The African Democratic Congress (ADC) has accused Independent National Electoral Commission (INEC) Chairperson Joash Amupitan of contempt of court over remarks he made during an Arise Television interview. In the interview, Amupitan warned the party against holding its planned congresses and national convention, citing a Court of Appeal order to maintain the status quo. The ADC, in a statement issued Friday by spokesperson Bolaji Abdullahi, dismissed the warning as a "wilful distortion" of the court's directive, insisting its internal activities remain lawful. The party maintained that no court has explicitly barred it from conducting congresses and that its constitutional right to hold conventions remains intact.
ADC argued that the status quo order, issued on 12 March after the Court of Appeal dismissed an interlocutory appeal by David Mark's faction, was meant to preserve the subject of litigation, not halt party operations. The party said INEC's role is limited to monitoring, not determining the legality of internal processes.
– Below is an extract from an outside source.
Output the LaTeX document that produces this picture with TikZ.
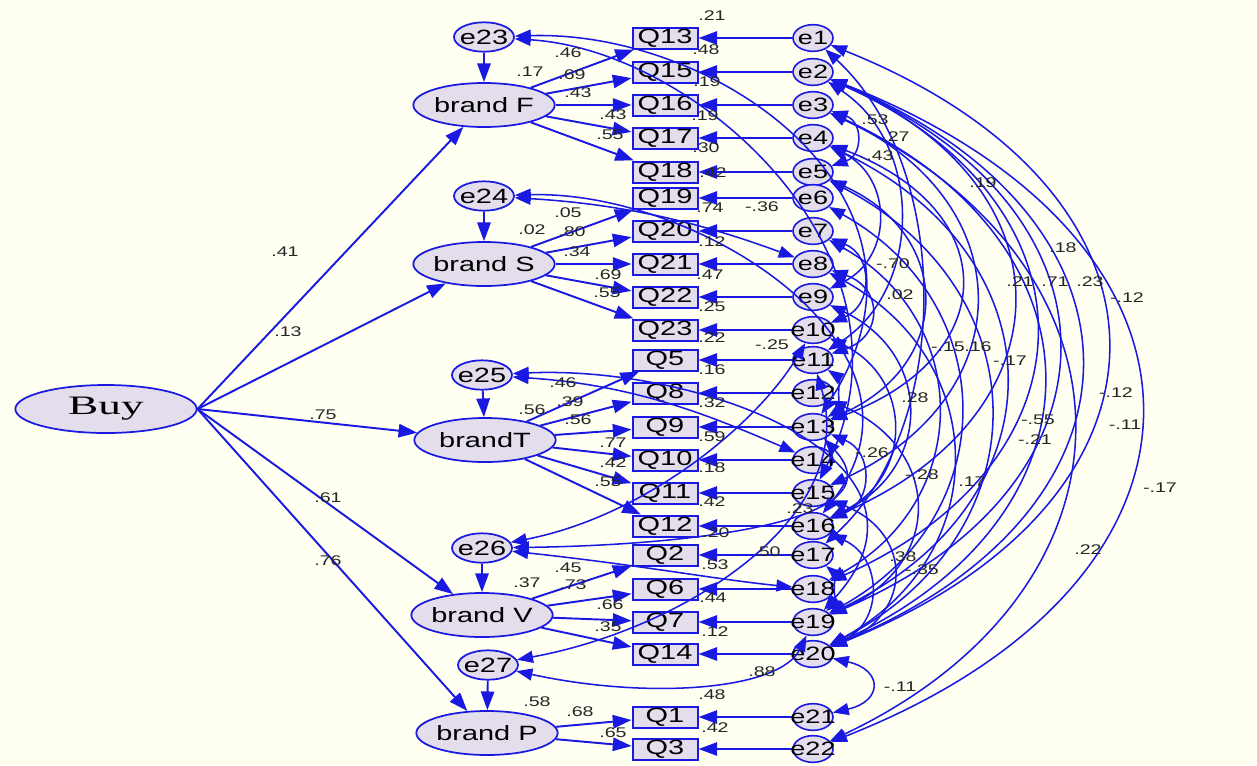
\documentclass[tikz,border=0pt]{standalone}
\usepackage{fontspec}
\setmainfont{Liberation Sans}[FakeStretch=1.4]
\newfontfamily\buyfont{Liberation Serif}[FakeStretch=1.7]
\usetikzlibrary{shapes.geometric,arrows.meta,calc}
\definecolor{lineblue}{RGB}{25,25,225}
\definecolor{nodefill}{RGB}{228,222,236}
\definecolor{bgcol}{RGB}{255,255,242}
\newcommand\covarc[3]{\draw[cov] (#1) .. controls ($(#1)!0.25!(#2)+(#3,0)$) and ($(#2)!0.25!(#1)+(#3,0)$) .. (#2);}
\tikzset{
  lat/.style={ellipse, draw=lineblue, fill=nodefill, line width=1.3pt, minimum width=106pt, minimum height=33pt, inner sep=0pt, font=\fontsize{15.5}{16}\selectfont},
  dist/.style={ellipse, draw=lineblue, fill=nodefill, line width=1.3pt, minimum width=45pt, minimum height=22pt, inner sep=0pt, font=\fontsize{15.5}{16}\selectfont},
  err/.style={ellipse, draw=lineblue, fill=nodefill, line width=1.2pt, minimum width=30pt, minimum height=20pt, inner sep=0pt, font=\fontsize{14.5}{15}\selectfont},
  obs/.style={rectangle, draw=lineblue, fill=nodefill, line width=1.5pt, minimum width=48.75pt, minimum height=15.75pt, inner sep=0pt, font=\fontsize{15.5}{16}\selectfont},
  reg/.style={draw=lineblue, line width=1.45pt, -{Triangle[length=14pt,width=10pt]}},
  cov/.style={draw=lineblue, line width=1.15pt, {Triangle[length=12pt,width=9pt]}-{Triangle[length=12pt,width=9pt]}},
  lbl/.style={font=\fontsize{10.5}{11}\selectfont, text=black!85, inner sep=0pt}
}
\begin{document}
\begin{tikzpicture}[x=0.75pt,y=-0.75pt]
\fill[bgcol] (0,0) rectangle (1257,765);
\useasboundingbox (0,0) rectangle (1257,765);

% latent variables
\node[lat, minimum width=136pt, minimum height=36pt, font=\buyfont\fontsize{20}{22}\selectfont] (Buy) at (106,409) {\makebox[0pt]{Buy}};
\node[lat] (bF) at (484,105) {\makebox[0pt]{brand F}};
\node[lat] (bS) at (484,264) {\makebox[0pt]{brand S}};
\node[lat] (bT) at (485,440) {\makebox[0pt]{brandT}};
\node[lat] (bV) at (482,615) {\makebox[0pt]{brand V}};
\node[lat] (bP) at (487,733) {\makebox[0pt]{brand P}};
% disturbances
\node[dist] (e23) at (484,37) {\makebox[0pt]{e23}};
\node[dist] (e24) at (484,196) {\makebox[0pt]{e24}};
\node[dist] (e25) at (482,375) {\makebox[0pt]{e25}};
\node[dist] (e26) at (482,548) {\makebox[0pt]{e26}};
\node[dist] (e27) at (488,665) {\makebox[0pt]{e27}};

% observed
\foreach \q/\y in {Q13/38,Q15/72,Q16/105,Q17/138,Q18/172,Q19/198,Q20/231,Q21/264,Q22/297,Q23/330,Q5/360,Q8/393,Q9/427,Q10/460,Q11/493,Q12/526,Q2/555,Q6/589,Q7/622,Q14/654,Q1/717,Q3/749}
  \node[obs] (\q) at (665,\y) {\q};
% errors
\foreach \i/\y in {1/38,2/72,3/105,4/138,5/172,6/198,7/231,8/264,9/297,10/330,11/360,12/393,13/427,14/460,15/493,16/526,17/555,18/589,19/622,20/654,21/717,22/749}
  \node[err] (e\i) at (813,\y) {\makebox[0pt]{e\i}};

% structural paths
\foreach \b in {bF,bS,bT,bV,bP} \draw[reg] (Buy.east) -- (\b);
\draw[reg] (e23) -- (bF);
\draw[reg] (e24) -- (bS);
\draw[reg] (e25) -- (bT);
\draw[reg] (e26) -- (bV);
\draw[reg] (e27) -- (bP);
\foreach \q in {Q13,Q15,Q16,Q17,Q18} \draw[reg] (bF) -- (\q);
\foreach \q in {Q19,Q20,Q21,Q22,Q23} \draw[reg] (bS) -- (\q);
\foreach \q in {Q5,Q8,Q9,Q10,Q11,Q12} \draw[reg] (bT) -- (\q);
\foreach \q in {Q2,Q6,Q7,Q14} \draw[reg] (bV) -- (\q);
\foreach \q in {Q1,Q3} \draw[reg] (bP) -- (\q);
\foreach \i/\q in {1/Q13,2/Q15,3/Q16,4/Q17,5/Q18,6/Q19,7/Q20,8/Q21,9/Q22,10/Q23,11/Q5,12/Q8,13/Q9,14/Q10,15/Q11,16/Q12,17/Q2,18/Q6,19/Q7,20/Q14,21/Q1,22/Q3}
  \draw[reg] (e\i) -- (\q);

% covariances from disturbances
\draw[cov] (e23) .. controls (720,30) and (960,200) .. (e13);
\draw[cov] (e23) .. controls (700,50) and (930,260) .. (e15);
\draw[cov] (e24) .. controls (700,190) and (950,350) .. (e16);
\draw[cov] (e24) .. controls (640,205) and (720,230) .. (e8);
\draw[cov] (e25) .. controls (700,365) and (960,460) .. (e19);
\draw[cov] (e25) .. controls (640,385) and (720,420) .. (e14);
\draw[cov] (e26) .. controls (650,515) and (760,420) .. (e10);
\draw[cov] (e26) .. controls (700,545) and (900,520) .. (e13);
\draw[cov] (e26) .. controls (640,565) and (720,580) .. (e18);
\draw[cov] (e27) .. controls (680,630) and (860,520) .. (e11);
\draw[cov] (e27) .. controls (650,700) and (780,690) .. (e19);

% covariances among errors
\covarc{e2}{e22}{430}
\covarc{e3}{e22}{340}
\covarc{e1}{e20}{385}
\covarc{e2}{e20}{350}
\covarc{e2}{e19}{320}
\covarc{e2}{e18}{290}
\covarc{e3}{e20}{300}
\covarc{e2}{e16}{260}
\covarc{e4}{e19}{250}
\covarc{e5}{e20}{230}
\covarc{e3}{e15}{210}
\covarc{e4}{e13}{190}
\covarc{e6}{e19}{190}
\covarc{e7}{e18}{160}
\covarc{e5}{e13}{140}
\covarc{e8}{e20}{180}
\covarc{e9}{e16}{120}
\covarc{e12}{e19}{130}
\covarc{e10}{e16}{100}
\covarc{e11}{e13}{25}
\covarc{e13}{e16}{60}
\covarc{e16}{e20}{70}
\covarc{e15}{e20}{100}
\covarc{e17}{e19}{20}
\covarc{e20}{e21}{70}
\covarc{e3}{e5}{50}
\covarc{e2}{e11}{110}
\covarc{e4}{e9}{80}
\covarc{e7}{e10}{60}
\covarc{e8}{e11}{70}
\covarc{e1}{e17}{140}

% labels: structural
\foreach \t/\x/\y in {.41/285/252,.13/288/332,.75/323/415,.61/328/498,.76/328/561,
  .46/568/53,.17/530/72,.69/572/75,.43/578/93,.43/613/115,.55/610/135,
  .05/568/213,.02/532/230,.80/572/232,.34/577/252,.69/608/275,.55/607/293,
  .46/563/383,.56/532/410,.39/570/402,.56/578/420,.77/613/443,.42/613/463,.55/608/482,
  .45/568/568,.37/527/583,.73/573/585,.66/610/605,.35/608/627,
  .58/537/702,.68/580/712,.65/613/733}
  \node[lbl] at (\x,\y) {\t};
% labels: R2 of observed
\foreach \t/\x/\y in {.21/712/16,.48/706/50,.19/707/82,.19/705/116,.30/706/148,.42/713/173,.74/710/208,.12/712/242,.47/710/275,.25/712/307,.22/712/338,.16/712/370,.32/712/403,.59/712/437,.18/712/468,.42/712/502,.20/716/533,.53/715/565,.44/713/598,.12/715/632,.48/712/695,.42/715/728}
  \node[lbl] at (\x,\y) {\t};
% labels: covariances
\foreach \t/\x/\y in {-.36/762/207,.50/767/552,.88/762/672,-.25/772/345,.23/800/509,
  .53/875/120,.27/896/137,.43/880/156,.19/983/183,.18/1063/248,.21/1020/282,.71/1055/282,.23/1090/282,-.12/1127/298,
  -.70/893/264,.02/900/295,-.15/948/347,.16/978/347,-.17/1010/361,-.12/1116/393,-.55/1038/420,-.11/1125/425,-.21/1035/440,
  .28/915/398,-.26/872/453,-.28/922/475,.17/972/482,-.17/1160/488,.22/1088/550,.38/903/557,-.35/922/570,-.11/900/687}
  \node[lbl] at (\x,\y) {\t};
\end{tikzpicture}
\end{document}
It added that INEC's absence at party events does not invalidate them, and that conflating monitoring with authority over validity places the commission above the law. The dispute stems from a leadership tussle between David Mark and Nafiu Bala, who challenged Mark's emergence as National President following Ralph Nwosu's resignation. INEC has since declined to engage either faction pending resolution of the Federal High Court suit.
INEC chair Joash Amupitan's public warning to ADC smacks of overreach, not oversight. The court's status quo order did not freeze internal party activities, yet Amupitan framed it as such—elevating administrative caution to judicial command. When a regulator begins interpreting court rulings for political parties, it sets a precedent that could chill democratic engagement across other parties with pending disputes. This episode does not resolve ADC's leadership crisis but risks normalising INEC as an arbiter beyond its mandate.